A crucial aspect of Bennett’s work has always been his excruciatingly sharp use of language. His cunning mix of nail head accuracy and soft Yorkshire lilt creating really quite poetic images, which are kept all the more so by the fact that because of this, they always have one foot in reality.  The violin players of ‘Hymn’ going home on the tram in their rain spattered raincoats being a particularly good example. I’m willing to bet a toasted teacake or two that this unique skill of his is one of the main reasons people still flock to see his work, and Jennings  delivers every line to perfection. He seems to enjoy each and every syllable almost as if he’s eating a boiled sweet, savouring it and then delicately spitting it out into a handkerchief a few moments later. In itself, an appropriately Bennett-ian idea.
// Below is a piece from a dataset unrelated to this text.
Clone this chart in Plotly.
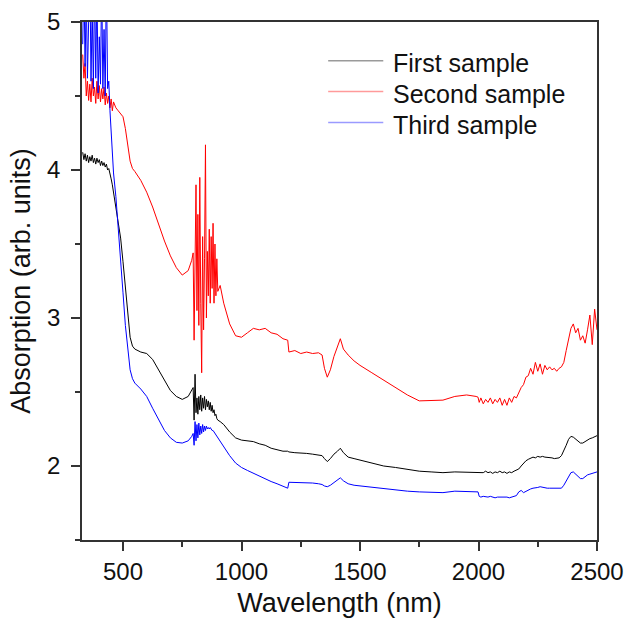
import plotly.graph_objects as go

# ---- data ----
wavelength_nm = [
    330, 335, 340, 345, 350, 355, 360, 365, 370, 375, 380, 385, 390, 395, 400,
    405, 410, 415, 420, 425, 430, 435, 440, 445, 450, 455, 460,
    470, 480, 490, 500, 510, 520, 530, 540, 550, 575, 600, 625, 650, 675, 700,
    725, 750, 775, 790,
    796, 800, 804, 808, 812, 816, 820, 824, 828, 832, 836, 840, 844, 848, 852,
    856, 860, 864, 868, 872, 876, 880, 884, 888, 892, 896, 900,
    910, 925, 950, 975, 1000, 1025, 1050, 1075, 1100, 1125, 1150, 1175, 1195,
    1200, 1225, 1250, 1275, 1300, 1325, 1340, 1350, 1362, 1375, 1390, 1405,
    1417, 1430, 1450, 1475, 1500, 1550, 1600, 1650, 1700, 1750, 1800, 1850, 1900,
    1950, 1990, 1998, 2003,
    2010, 2020, 2030, 2040, 2050, 2060, 2070, 2080, 2090, 2100, 2110, 2120, 2130, 2140, 2150,
    2160, 2170, 2180, 2190, 2200, 2210, 2220, 2230, 2240, 2250, 2260, 2270, 2280, 2290, 2300,
    2310, 2320, 2330, 2340, 2350, 2360, 2370, 2380, 2390, 2400,
    2410, 2420, 2430, 2440, 2450, 2460, 2470, 2480, 2490, 2500,
]

first_sample = [
    4.12, 4.07, 4.11, 4.06, 4.10, 4.05, 4.09, 4.06, 4.10, 4.05, 4.08, 4.04, 4.08, 4.05, 4.07,
    4.03, 4.06, 4.03, 4.05, 4.02, 4.04, 4.00, 4.01, 3.98, 3.94, 3.90, 3.85,
    3.76, 3.66, 3.54, 3.38, 3.20, 3.02, 2.87, 2.81, 2.79, 2.77, 2.76, 2.72, 2.65, 2.57, 2.51,
    2.47, 2.45, 2.47, 2.51,
    2.53, 2.31, 2.62, 2.36, 2.46, 2.35, 2.47, 2.38, 2.48, 2.37, 2.46, 2.39, 2.47, 2.38, 2.45,
    2.40, 2.44, 2.38, 2.43, 2.37, 2.41, 2.36, 2.38, 2.34, 2.35, 2.32, 2.31,
    2.30, 2.28, 2.23, 2.19, 2.175, 2.17, 2.165, 2.15, 2.14, 2.12, 2.11, 2.10, 2.10,
    2.095, 2.09, 2.09, 2.085, 2.08, 2.075, 2.07, 2.05, 2.03, 2.05, 2.08, 2.10,
    2.12, 2.09, 2.06, 2.05, 2.04, 2.02, 2.00, 1.99, 1.975, 1.965, 1.96, 1.955, 1.96,
    1.96, 1.955, 1.96, 1.955,
    1.96, 1.955, 1.965, 1.955, 1.96, 1.95, 1.96, 1.955, 1.965, 1.955, 1.96, 1.95, 1.96, 1.955, 1.965,
    1.97, 1.98, 2.00, 2.02, 2.035, 2.045, 2.05, 2.06, 2.055, 2.065, 2.06, 2.065, 2.06, 2.06, 2.055,
    2.055, 2.05, 2.05, 2.055, 2.07, 2.10, 2.14, 2.18, 2.20, 2.195,
    2.18, 2.165, 2.155, 2.155, 2.165, 2.18, 2.185, 2.19, 2.195, 2.205,
]

second_sample = [
    4.78, 4.62, 4.72, 4.50, 4.60, 4.47, 4.58, 4.46, 4.62, 4.50, 4.56, 4.45, 4.60, 4.48, 4.57,
    4.46, 4.55, 4.48, 4.56, 4.44, 4.52, 4.45, 4.50, 4.42, 4.48, 4.40, 4.46,
    4.42, 4.40, 4.38, 4.36, 4.28, 4.15, 4.06, 4.01, 3.99, 3.93, 3.85, 3.75, 3.63, 3.52, 3.42,
    3.34, 3.29, 3.32, 3.39,
    3.44, 2.85, 3.60, 3.90, 3.05, 3.70, 2.95, 3.95, 3.10, 2.63, 3.55, 2.92, 3.40, 4.17, 3.00,
    3.45, 3.15, 3.60, 3.10, 3.55, 3.20, 3.64, 3.10, 3.50, 3.15, 3.40, 3.18,
    3.22, 3.10, 2.96, 2.88, 2.87, 2.90, 2.93, 2.92, 2.93, 2.90, 2.89, 2.86, 2.85,
    2.77, 2.78, 2.76, 2.77, 2.76, 2.765, 2.75, 2.66, 2.60, 2.65, 2.74, 2.81,
    2.86, 2.79, 2.75, 2.71, 2.68, 2.63, 2.58, 2.53, 2.48, 2.44, 2.44, 2.445, 2.47,
    2.48, 2.47, 2.465, 2.43,
    2.46, 2.42, 2.45, 2.43, 2.46, 2.42, 2.45, 2.43, 2.46, 2.41, 2.45, 2.41, 2.46, 2.43, 2.47,
    2.46, 2.50, 2.53, 2.55, 2.60, 2.61, 2.66, 2.62, 2.70, 2.64, 2.69, 2.62, 2.68, 2.65, 2.67,
    2.65, 2.66, 2.64, 2.66, 2.67, 2.70, 2.78, 2.86, 2.93, 2.96,
    2.90, 2.93, 2.85, 2.88, 2.83, 2.92, 3.02, 2.82, 3.06, 2.92,
]

third_sample = [
    4.85, 5.30, 4.70, 5.20, 4.62, 4.95, 5.40, 4.60, 5.10, 4.55, 5.30, 4.62, 5.25, 4.52, 4.90,
    4.58, 5.30, 4.55, 4.95, 4.50, 5.35, 4.55, 4.60, 4.40, 4.25, 4.12, 3.98,
    3.82, 3.62, 3.40, 3.17, 2.95, 2.78, 2.65, 2.59, 2.56, 2.52, 2.47, 2.39, 2.31, 2.24, 2.19,
    2.16, 2.155, 2.17, 2.20,
    2.22, 2.14, 2.30, 2.17, 2.28, 2.19, 2.29, 2.21, 2.27, 2.22, 2.28, 2.23, 2.27, 2.24, 2.27,
    2.25, 2.26, 2.25, 2.26, 2.25, 2.24, 2.24, 2.23, 2.22, 2.21, 2.20, 2.19,
    2.17, 2.13, 2.07, 2.02, 1.99, 1.97, 1.95, 1.93, 1.91, 1.895, 1.88, 1.865, 1.85,
    1.89, 1.89, 1.885, 1.885, 1.885, 1.88, 1.875, 1.865, 1.86, 1.87, 1.89, 1.91,
    1.92, 1.90, 1.88, 1.87, 1.865, 1.855, 1.845, 1.835, 1.83, 1.825, 1.825, 1.82, 1.83,
    1.825, 1.825, 1.825, 1.795,
    1.79, 1.795, 1.79, 1.79, 1.795, 1.79, 1.785, 1.79, 1.79, 1.795, 1.79, 1.79, 1.785, 1.79, 1.795,
    1.80, 1.825, 1.835, 1.82, 1.83, 1.84, 1.845, 1.85, 1.85, 1.855, 1.86, 1.855, 1.855, 1.85, 1.85,
    1.85, 1.85, 1.845, 1.845, 1.85, 1.87, 1.90, 1.93, 1.955, 1.96,
    1.945, 1.925, 1.915, 1.915, 1.93, 1.94, 1.945, 1.95, 1.955, 1.96,
]

series_names = ["First sample", "Second sample", "Third sample"]
series_colors = ["#000000", "#ff0000", "#0000ff"]
legend_colors = ["#9a9a9a", "#ff9a9a", "#9a9aff"]

FONT = "Liberation Sans, Arial, sans-serif"
AXC = "#333333"

fig = go.Figure()
for name, vals, col in zip(series_names, [first_sample, second_sample, third_sample], series_colors):
    fig.add_trace(go.Scatter(x=wavelength_nm, y=vals, mode="lines", name=name,
                             line=dict(color=col, width=1), showlegend=False))

# legend drawn as line samples + text in paper coordinates
legend_rows_y = [0.925, 0.866, 0.806]
for name, lc, yy in zip(series_names, legend_colors, legend_rows_y):
    fig.add_shape(type="line", xref="paper", yref="paper",
                  x0=0.478, x1=0.585, y0=yy, y1=yy,
                  line=dict(color=lc, width=1.5))
    fig.add_annotation(xref="paper", yref="paper", x=0.600, y=yy - 0.005,
                       xanchor="left", yanchor="middle", showarrow=False,
                       text=name, font=dict(family=FONT, size=25, color="#111111"))

common = dict(showline=True, linecolor=AXC, linewidth=1.6, mirror=True,
              showgrid=False, zeroline=False, ticks="outside", ticklen=9,
              tickwidth=1.6, tickcolor=AXC, automargin=False,
              tickfont=dict(family=FONT, size=24, color="#111111"))

fig.update_layout(
    width=627, height=618,
    margin=dict(l=82, r=30, t=22, b=78),
    paper_bgcolor="white", plot_bgcolor="white",
    font=dict(family=FONT, color="#111111"),
    showlegend=False,
    xaxis=dict(range=[327, 2500], tick0=0, dtick=500,
               minor=dict(dtick=250, tick0=0, ticks="outside", ticklen=5,
                          tickwidth=1.6, tickcolor=AXC),
               title=dict(text="Wavelength (nm)", font=dict(family=FONT, size=27), standoff=10),
               **common),
    yaxis=dict(range=[1.5, 5], tick0=0, dtick=1, ticklabelstandoff=6,
               minor=dict(dtick=0.5, tick0=0, ticks="outside", ticklen=5,
                          tickwidth=1.6, tickcolor=AXC),
               title=dict(text="Absorption (arb. units)", font=dict(family=FONT, size=27), standoff=9),
               **common),
)

fig.write_html("out.html", config={"displayModeBar": False},
               post_script="document.body.style.margin='0px';")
And how great the words those syllables make up are. For me, Bennett’s best work will always be ‘Talking Heads’. It’s the first of his work I ever saw, back in a Lancashire classroom tacked onto the school library (I think he’d like that). For others it would be the classic, ‘The History Boys’.  However there are some fantastic theatrical moments in the production’s sublime second act, ‘Cocktail Sticks’ which I think in years to come may even begin to rival some of his best known pieces. This is especially true of the middle aged Alan searching through his late mother’s cupboards, surmising parts of her character and life with each discovery, an image which I think will stay with most audience members long after they’ve left the theatre.

However it is precisely this greatness of the moving, funny and cleverly written ‘Cocktail Sticks’ which lends itself to criticism of the show’s first act. For poignant and nicely structured though ‘Hymn’ is, it is too short to ever really begin- we can’t settle in to it as an audience as much as we should. The beauty of Bennett’s work is being able to climb into his sharp tongued dialogue like a blanket (presumably a slightly prickly one from a charity shop in Bradford) and forget about the world outside of the little word castle he makes for us. The extensive inclusion of music in ‘Hymn’, however, doesn’t really allow us to do this. Enjoyable as it is as a piece in itself, its showy-  almost self-indulgence on the part of Nadia Fall’s direction, meant that it didn’t belong here especially well. It would have been happier as part of another compilation, or as a stand-alone feature, leaving ‘Cocktail Sticks’ to take to the stage solo, un-interrupted by an interval, in much the same vein as recent productions Constellations or Peter and Alice.  

All forgiven and forgotten by Act Two as it is, however, this is a special night at the theatre for fans of dialogue, drama, well actually for fans of pretty much everything’s that is great and good about the art form. Gabrielle Lloyd and Jeff Rawle give strong performances as Bennett’s parents, with the tragic juxtaposition of Lloyd’s character’s social aspiring tendencies and later descent into dementia portrayed especially movingly. Bennett has always reminded me of T.S
Eliot, celebrating both the tedium and occasional beauty of everyday life and objects simultaneously, usually in the same sentence, and this production goes above and beyond achieving that. In fact, for a production culminating in two deaths, even touching upon the playwright’s own brush with cancer, ‘Hymn & Cocktail Sticks’ is actually teeming with life. And by life I mean the Woman’s Own, cake tins, kitchen tables and day trips to Morecambe. 

The main reason ‘Cocktail Sticks’ succeeds where ‘Hymn’ does not, is that one is exactly what audiences expect from Alan Bennett, and one is not. If this production teaches us nothing else, it’s that whilst Alex Jennings may indeed very good at being Alan Bennett, the man himself is even better at it.

Brilliant, in fact.

And by that definition Untold Stories is pretty much Alan Bennett all over.